→ **Given data**
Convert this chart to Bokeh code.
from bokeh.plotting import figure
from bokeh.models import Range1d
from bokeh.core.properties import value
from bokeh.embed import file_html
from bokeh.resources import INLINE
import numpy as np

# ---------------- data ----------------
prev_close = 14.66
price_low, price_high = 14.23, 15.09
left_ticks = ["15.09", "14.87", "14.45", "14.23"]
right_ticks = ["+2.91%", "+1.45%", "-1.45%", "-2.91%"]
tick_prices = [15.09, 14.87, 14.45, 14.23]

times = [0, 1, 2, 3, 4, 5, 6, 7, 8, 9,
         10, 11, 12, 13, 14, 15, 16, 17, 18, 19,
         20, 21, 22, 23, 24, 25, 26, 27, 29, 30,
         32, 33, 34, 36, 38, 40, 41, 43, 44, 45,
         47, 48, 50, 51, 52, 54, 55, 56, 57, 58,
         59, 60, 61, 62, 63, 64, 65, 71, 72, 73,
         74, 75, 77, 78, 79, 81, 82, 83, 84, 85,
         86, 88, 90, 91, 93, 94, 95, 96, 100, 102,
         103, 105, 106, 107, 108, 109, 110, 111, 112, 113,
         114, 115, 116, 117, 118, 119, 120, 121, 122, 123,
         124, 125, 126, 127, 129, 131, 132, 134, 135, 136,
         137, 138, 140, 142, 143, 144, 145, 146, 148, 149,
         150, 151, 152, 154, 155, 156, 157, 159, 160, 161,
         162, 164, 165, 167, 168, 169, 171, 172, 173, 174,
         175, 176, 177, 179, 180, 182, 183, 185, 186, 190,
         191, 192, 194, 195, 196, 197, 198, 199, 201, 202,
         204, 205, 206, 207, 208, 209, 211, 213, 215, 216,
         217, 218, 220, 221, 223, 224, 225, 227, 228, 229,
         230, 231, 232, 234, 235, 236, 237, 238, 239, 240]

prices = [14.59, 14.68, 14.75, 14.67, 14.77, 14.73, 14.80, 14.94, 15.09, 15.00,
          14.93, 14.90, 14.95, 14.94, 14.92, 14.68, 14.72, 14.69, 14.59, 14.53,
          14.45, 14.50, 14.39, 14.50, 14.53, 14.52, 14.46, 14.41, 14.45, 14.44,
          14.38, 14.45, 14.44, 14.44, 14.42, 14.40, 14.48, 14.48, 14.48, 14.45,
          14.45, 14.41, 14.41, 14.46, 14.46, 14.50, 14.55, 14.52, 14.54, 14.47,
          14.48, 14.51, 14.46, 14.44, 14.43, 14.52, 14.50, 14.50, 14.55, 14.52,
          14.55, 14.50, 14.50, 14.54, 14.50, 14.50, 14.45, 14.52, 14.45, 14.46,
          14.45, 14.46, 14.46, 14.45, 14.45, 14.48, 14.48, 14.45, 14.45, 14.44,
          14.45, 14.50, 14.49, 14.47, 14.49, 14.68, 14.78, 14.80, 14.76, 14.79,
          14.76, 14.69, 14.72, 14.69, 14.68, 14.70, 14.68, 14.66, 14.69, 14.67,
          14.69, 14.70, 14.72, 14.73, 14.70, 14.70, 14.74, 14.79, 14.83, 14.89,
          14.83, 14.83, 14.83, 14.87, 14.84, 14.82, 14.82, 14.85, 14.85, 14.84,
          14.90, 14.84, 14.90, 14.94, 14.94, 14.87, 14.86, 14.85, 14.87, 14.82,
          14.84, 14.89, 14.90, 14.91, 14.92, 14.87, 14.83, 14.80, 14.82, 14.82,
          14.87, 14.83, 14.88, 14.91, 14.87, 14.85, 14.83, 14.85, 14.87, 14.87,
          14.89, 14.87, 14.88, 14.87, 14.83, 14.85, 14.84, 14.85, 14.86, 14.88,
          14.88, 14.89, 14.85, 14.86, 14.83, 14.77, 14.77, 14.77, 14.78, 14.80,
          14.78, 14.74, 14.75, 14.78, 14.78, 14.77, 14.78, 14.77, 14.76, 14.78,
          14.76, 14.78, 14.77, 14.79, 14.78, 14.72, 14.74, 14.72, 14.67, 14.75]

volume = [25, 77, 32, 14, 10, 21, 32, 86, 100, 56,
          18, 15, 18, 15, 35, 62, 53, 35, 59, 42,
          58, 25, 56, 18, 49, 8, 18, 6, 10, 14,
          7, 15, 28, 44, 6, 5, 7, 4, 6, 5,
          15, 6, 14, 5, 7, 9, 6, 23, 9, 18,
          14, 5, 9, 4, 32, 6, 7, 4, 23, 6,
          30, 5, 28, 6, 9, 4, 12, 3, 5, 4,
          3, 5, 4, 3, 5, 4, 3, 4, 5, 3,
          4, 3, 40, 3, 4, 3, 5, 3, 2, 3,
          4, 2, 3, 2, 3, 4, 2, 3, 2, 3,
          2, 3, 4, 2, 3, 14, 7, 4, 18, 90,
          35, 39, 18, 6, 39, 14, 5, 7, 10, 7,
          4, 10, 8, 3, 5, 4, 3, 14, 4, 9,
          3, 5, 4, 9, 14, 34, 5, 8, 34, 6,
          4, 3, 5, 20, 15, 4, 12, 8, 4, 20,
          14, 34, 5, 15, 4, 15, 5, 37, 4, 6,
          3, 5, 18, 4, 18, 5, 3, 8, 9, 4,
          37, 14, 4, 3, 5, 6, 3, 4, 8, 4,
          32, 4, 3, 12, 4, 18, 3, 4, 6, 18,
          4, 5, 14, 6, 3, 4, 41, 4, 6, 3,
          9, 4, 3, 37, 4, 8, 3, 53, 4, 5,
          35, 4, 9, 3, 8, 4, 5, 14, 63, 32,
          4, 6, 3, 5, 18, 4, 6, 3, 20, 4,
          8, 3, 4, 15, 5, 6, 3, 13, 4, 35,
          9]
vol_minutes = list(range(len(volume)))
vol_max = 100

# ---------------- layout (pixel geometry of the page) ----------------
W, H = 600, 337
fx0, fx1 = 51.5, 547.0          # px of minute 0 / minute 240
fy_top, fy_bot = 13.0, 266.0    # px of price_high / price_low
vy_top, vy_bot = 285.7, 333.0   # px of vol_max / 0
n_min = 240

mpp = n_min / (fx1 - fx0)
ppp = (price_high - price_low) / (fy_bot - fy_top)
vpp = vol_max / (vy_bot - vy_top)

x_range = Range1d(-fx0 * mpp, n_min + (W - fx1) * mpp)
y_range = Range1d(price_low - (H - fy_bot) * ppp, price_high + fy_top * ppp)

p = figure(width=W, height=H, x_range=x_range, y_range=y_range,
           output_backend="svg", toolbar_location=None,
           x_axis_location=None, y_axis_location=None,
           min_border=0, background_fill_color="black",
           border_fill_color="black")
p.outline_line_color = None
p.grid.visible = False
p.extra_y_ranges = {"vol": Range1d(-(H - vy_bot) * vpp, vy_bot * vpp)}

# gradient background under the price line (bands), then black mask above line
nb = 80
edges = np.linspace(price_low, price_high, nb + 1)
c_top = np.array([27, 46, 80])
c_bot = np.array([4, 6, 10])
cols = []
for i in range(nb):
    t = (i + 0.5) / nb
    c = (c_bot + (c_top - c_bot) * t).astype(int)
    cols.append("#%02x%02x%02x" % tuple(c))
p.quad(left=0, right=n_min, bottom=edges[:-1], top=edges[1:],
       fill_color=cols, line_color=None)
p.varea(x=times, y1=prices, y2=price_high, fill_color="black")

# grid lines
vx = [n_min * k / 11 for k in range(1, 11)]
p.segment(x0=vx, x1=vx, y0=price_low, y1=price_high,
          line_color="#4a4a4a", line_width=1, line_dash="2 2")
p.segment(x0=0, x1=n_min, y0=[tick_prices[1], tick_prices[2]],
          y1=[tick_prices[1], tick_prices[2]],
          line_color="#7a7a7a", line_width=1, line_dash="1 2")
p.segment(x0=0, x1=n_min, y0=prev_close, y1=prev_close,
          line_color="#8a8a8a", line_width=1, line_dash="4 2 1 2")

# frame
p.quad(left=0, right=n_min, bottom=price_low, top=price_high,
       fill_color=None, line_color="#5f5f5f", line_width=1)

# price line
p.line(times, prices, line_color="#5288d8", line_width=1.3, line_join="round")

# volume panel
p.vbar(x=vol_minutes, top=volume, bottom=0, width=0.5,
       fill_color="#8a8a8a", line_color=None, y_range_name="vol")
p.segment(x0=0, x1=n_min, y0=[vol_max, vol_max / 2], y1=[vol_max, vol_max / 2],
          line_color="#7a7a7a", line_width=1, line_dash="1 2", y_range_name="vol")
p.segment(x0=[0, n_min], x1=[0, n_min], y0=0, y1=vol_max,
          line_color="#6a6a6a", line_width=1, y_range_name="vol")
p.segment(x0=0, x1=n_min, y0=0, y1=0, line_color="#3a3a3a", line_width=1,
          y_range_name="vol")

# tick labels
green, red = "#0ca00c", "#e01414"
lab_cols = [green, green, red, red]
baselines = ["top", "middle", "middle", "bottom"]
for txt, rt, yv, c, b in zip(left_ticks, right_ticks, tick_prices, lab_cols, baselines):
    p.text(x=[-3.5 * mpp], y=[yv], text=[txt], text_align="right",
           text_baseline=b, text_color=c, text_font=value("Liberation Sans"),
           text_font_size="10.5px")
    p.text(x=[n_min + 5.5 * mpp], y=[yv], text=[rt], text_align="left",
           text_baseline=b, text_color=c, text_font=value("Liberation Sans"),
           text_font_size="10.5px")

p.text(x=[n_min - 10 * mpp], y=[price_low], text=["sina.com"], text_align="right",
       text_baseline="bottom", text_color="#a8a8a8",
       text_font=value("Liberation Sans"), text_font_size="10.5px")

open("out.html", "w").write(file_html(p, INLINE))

→ **Work to complete**
Reproduce verbatim only this range: the first line of the material through the line that contains "tick_prices = [15.09, 14.87, 14.45, 14.23]", inclusive.

→ **The reply**
Convert this chart to Bokeh code.
from bokeh.plotting import figure
from bokeh.models import Range1d
from bokeh.core.properties import value
from bokeh.embed import file_html
from bokeh.resources import INLINE
import numpy as np

# ---------------- data ----------------
prev_close = 14.66
price_low, price_high = 14.23, 15.09
left_ticks = ["15.09", "14.87", "14.45", "14.23"]
right_ticks = ["+2.91%", "+1.45%", "-1.45%", "-2.91%"]
tick_prices = [15.09, 14.87, 14.45, 14.23]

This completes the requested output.